_SHORT TASK:_ In the listing below, identify each line with the word "chart" and return those lines.

_RECORDED DATA:_
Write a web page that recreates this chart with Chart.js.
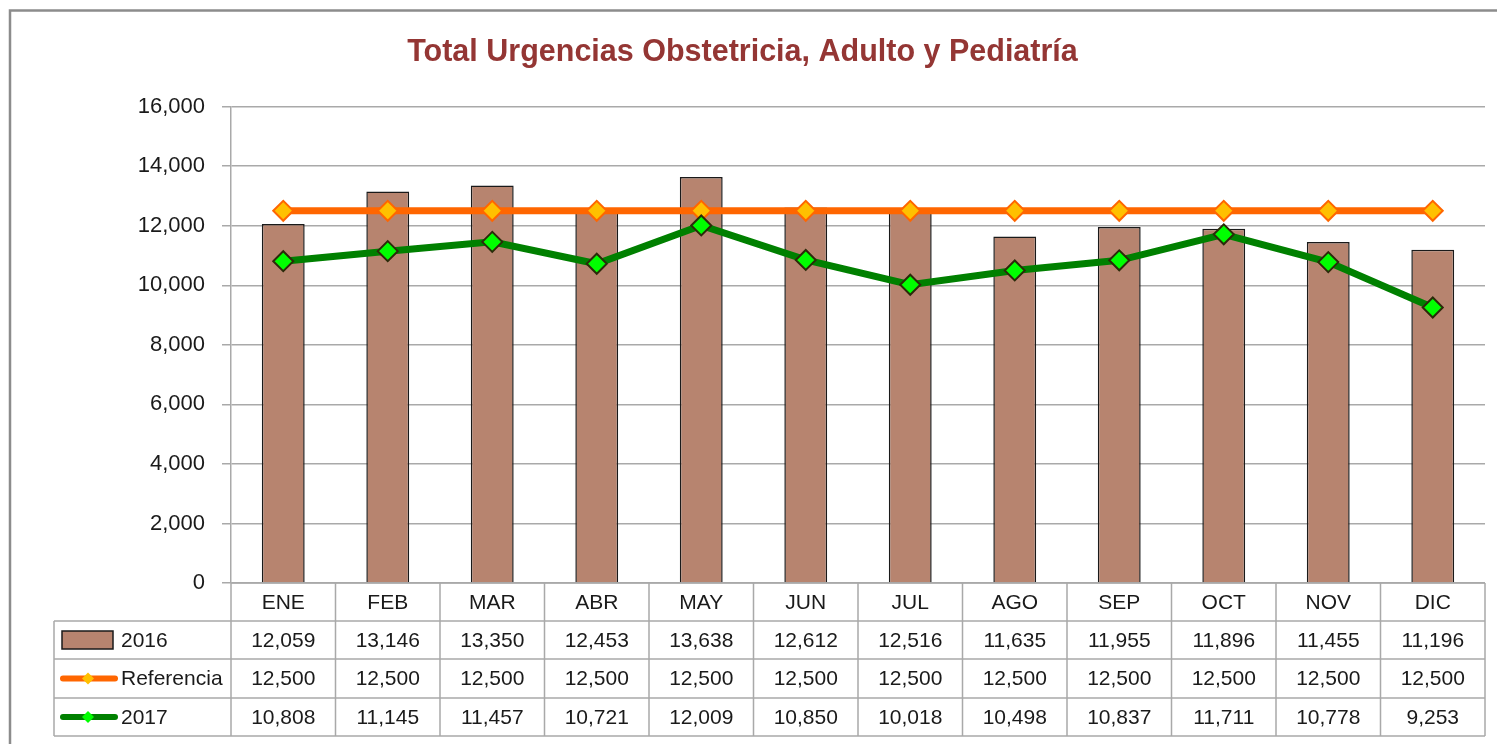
<!DOCTYPE html>
<html>
<head>
<meta charset="utf-8">
<script src="https://cdn.jsdelivr.net/npm/chart.js@4.4.1/dist/chart.umd.min.js"></script>
<style>
	body { margin: 0; background: #fff; }
	#wrap { width: 1497px; height: 744px; }
</style>
</head>
<body>
<div id="wrap"><canvas id="chart" width="1497" height="744"></canvas></div>
<script>
const months = [`ENE`, `FEB`, `MAR`, `ABR`, `MAY`, `JUN`, `JUL`, `AGO`, `SEP`, `OCT`, `NOV`, `DIC`];
const urgencias2016 = [12059, 13146, 13350, 12453, 13638, 12612, 12516, 11635, 11955, 11896, 11455, 11196];
const referencia = [12500, 12500, 12500, 12500, 12500, 12500, 12500, 12500, 12500, 12500, 12500, 12500];
const urgencias2017 = [10808, 11145, 11457, 10721, 12009, 10850, 10018, 10498, 10837, 11711, 10778, 9253];
const yTicks = [0, 2000, 4000, 6000, 8000, 10000, 12000, 14000, 16000];

const fmt = n => n.toLocaleString(`en-US`);
const textFont = `21px "Liberation Sans", Arial, sans-serif`;
const gridGray = `#a9a9a9`;

// outer frame like the excel chart area
const framePlugin = {
	id: `frame`,
	beforeDraw(chart) {
		const ctx = chart.ctx;
		ctx.save();
		ctx.strokeStyle = `#8c8c8c`;
		ctx.lineWidth = 2.5;
		ctx.strokeRect(10, 10.5, 1600, 900);
		ctx.restore();
	}
};

// data table under the plot, columns follow the x scale
const tablePlugin = {
	id: `dataTable`,
	afterDraw(chart) {
		const ctx = chart.ctx;
		const area = chart.chartArea;
		const xs = chart.scales.x;
		const half = (area.right - area.left) / months.length / 2;
		const legendLeft = 54;
		const rows = [area.bottom, area.bottom + 38, area.bottom + 76, area.bottom + 115, area.bottom + 153];
		ctx.save();
		ctx.strokeStyle = gridGray;
		ctx.lineWidth = 1.5;

		// horizontal lines
		ctx.beginPath();
		ctx.moveTo(area.left, rows[0]); ctx.lineTo(area.right, rows[0]);
		for (let i = 1; i < rows.length; i++) {
			ctx.moveTo(legendLeft, rows[i]); ctx.lineTo(area.right, rows[i]);
		}
		// vertical lines
		ctx.moveTo(legendLeft, rows[1]); ctx.lineTo(legendLeft, rows[4]);
		months.forEach((m, i) => {
			const x = xs.getPixelForValue(i) - half;
			ctx.moveTo(x, rows[0]); ctx.lineTo(x, rows[4]);
		});
		ctx.moveTo(area.right, rows[0]); ctx.lineTo(area.right, rows[4]);
		ctx.stroke();

		ctx.fillStyle = `#1a1a1a`;
		ctx.font = textFont;
		ctx.textAlign = `center`;
		ctx.textBaseline = `middle`;
		months.forEach((m, i) => {
			const x = xs.getPixelForValue(i);
			ctx.fillText(m, x, (rows[0] + rows[1]) / 2 + 1);
		});
		chart.data.datasets.forEach((ds, r) => {
			const yMid = (rows[r + 1] + rows[r + 2]) / 2 + 1;
			ds.data.forEach((v, i) => {
				ctx.fillText(fmt(v), xs.getPixelForValue(i), yMid);
			});
		});

		// legend keys
		const legendRow = [0, 1, 2].map(r => (rows[r + 1] + rows[r + 2]) / 2);
		ctx.fillStyle = `#b7846f`;
		ctx.strokeStyle = `#1a1a1a`;
		ctx.lineWidth = 1.5;
		ctx.fillRect(62, legendRow[0] - 9, 51, 18);
		ctx.strokeRect(62, legendRow[0] - 9, 51, 18);

		const lineKey = (y, line, fill) => {
			ctx.strokeStyle = line;
			ctx.lineWidth = 6;
			ctx.lineCap = `round`;
			ctx.beginPath();
			ctx.moveTo(63, y); ctx.lineTo(115, y);
			ctx.stroke();
			ctx.fillStyle = fill;
			ctx.beginPath();
			ctx.moveTo(88, y - 6); ctx.lineTo(94, y); ctx.lineTo(88, y + 6); ctx.lineTo(82, y);
			ctx.closePath();
			ctx.fill();
		};
		lineKey(legendRow[1], `#ff6600`, `#ffc000`);
		lineKey(legendRow[2], `#008000`, `#00ff00`);

		ctx.fillStyle = `#1a1a1a`;
		ctx.textAlign = `left`;
		ctx.fillText(`2016`, 121, legendRow[0] + 1);
		ctx.fillText(`Referencia`, 121, legendRow[1] + 1);
		ctx.fillText(`2017`, 121, legendRow[2] + 1);
		ctx.restore();
	}
};

new Chart(document.getElementById(`chart`), {
	type: `bar`,
	data: {
		labels: months,
		datasets: [
			{
				label: `2016`,
				data: urgencias2016,
				backgroundColor: `#b7846f`,
				borderColor: `#1a1a1a`,
				borderWidth: 1.5,
				barPercentage: 0.41,
				categoryPercentage: 1,
				order: 3
			},
			{
				type: `line`,
				label: `Referencia`,
				data: referencia,
				borderColor: `#ff6600`,
				borderWidth: 7,
				pointStyle: `rectRot`,
				pointRadius: 10,
				pointBackgroundColor: `#ffc000`,
				pointBorderColor: `#ff6600`,
				pointBorderWidth: 2,
				tension: 0,
				order: 2
			},
			{
				type: `line`,
				label: `2017`,
				data: urgencias2017,
				borderColor: `#008000`,
				borderWidth: 7,
				pointStyle: `rectRot`,
				pointRadius: 10,
				pointBackgroundColor: `#00ff00`,
				pointBorderColor: `#2b2b0a`,
				pointBorderWidth: 2,
				tension: 0,
				order: 1
			}
		]
	},
	options: {
		responsive: false,
		animation: false,
		layout: { padding: { left: 0, right: 12, top: 0, bottom: 161 } },
		plugins: {
			legend: { display: false },
			tooltip: { enabled: false },
			title: {
				display: true,
				text: `Total Urgencias Obstetricia, Adulto y Pediatría`,
				color: `#943634`,
				font: { family: `"Liberation Sans Narrow", "Arial Narrow", "Liberation Sans", sans-serif`, size: 30.5, weight: `bold` },
				padding: { top: 34, bottom: 36 }
			}
		},
		scales: {
			x: { display: false, offset: true },
			y: {
				min: 0,
				max: 16000,
				afterFit(scale) { scale.width = 231; },
				afterBuildTicks(scale) { scale.ticks = yTicks.map(v => ({ value: v })); },
				ticks: {
					callback: v => fmt(v),
					color: `#1a1a1a`,
					padding: 17,
					font: { family: `"Liberation Sans", Arial, sans-serif`, size: 22 }
				},
				grid: { color: gridGray, lineWidth: 1.5, tickLength: 9 },
				border: { display: true, color: gridGray, width: 1.5 }
			}
		}
	},
	plugins: [framePlugin, tablePlugin]
});
</script>
</body>
</html>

_SOLUTION TO THIS PROBLEM:_
Write a web page that recreates this chart with Chart.js.
<script src="https://cdn.jsdelivr.net/npm/chart.js@4.4.1/dist/chart.umd.min.js"></script>
<div id="wrap"><canvas id="chart" width="1497" height="744"></canvas></div>
// outer frame like the excel chart area
	beforeDraw(chart) {
		const ctx = chart.ctx;
	afterDraw(chart) {
		const ctx = chart.ctx;
		const area = chart.chartArea;
		const xs = chart.scales.x;
		chart.data.datasets.forEach((ds, r) => {
new Chart(document.getElementById(`chart`), {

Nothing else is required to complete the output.